Abstract

Synthetic aperture radar (SAR) has often been used in earthquake damage assessment due to its extreme versatility and almost all-weather, day-and-night capability. In this article, we demonstrate the potential to use only post-event, high-resolution airborne polarimetric SAR (PolSAR) imagery to estimate the damage level at the block scale. Intact buildings with large orientation angles have a similar scattering mechanism to collapsed buildings; they are all volume-scattering dominant and reflection asymmetric, which seriously hampers the process of damage assessment. In this article, we propose a new damage assessment method combining polarimetric and spatial texture information to eliminate this deficiency.
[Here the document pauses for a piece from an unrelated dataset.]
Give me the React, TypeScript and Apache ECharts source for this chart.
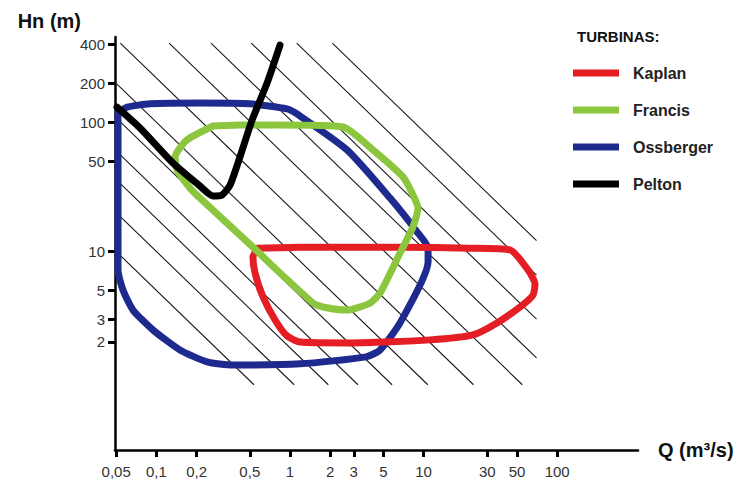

In the proposed method, the normalized circular-pol correlation coefficient is used first to identify intact buildings aligned parallel with the flight direction of the radar. The ‘homogeneity’ feature of the grey-level co-occurrence matrix (GLCM) is then introduced to distinguish building patches with large orientation angles from the severely damaged class. Furthermore, a new damage assessment index is also introduced to handle the assessment at the level of the block scale. To demonstrate the effectiveness of the proposed approach, the high-resolution airborne PolSAR imagery acquired after the earthquake that hit Yushu County, Qinghai Province of China, is investigated. By comparison with the damage validation map, the results confirm the validity of the proposed method and the advantage of further improving the assessment accuracy without external ancillary optical or SAR data.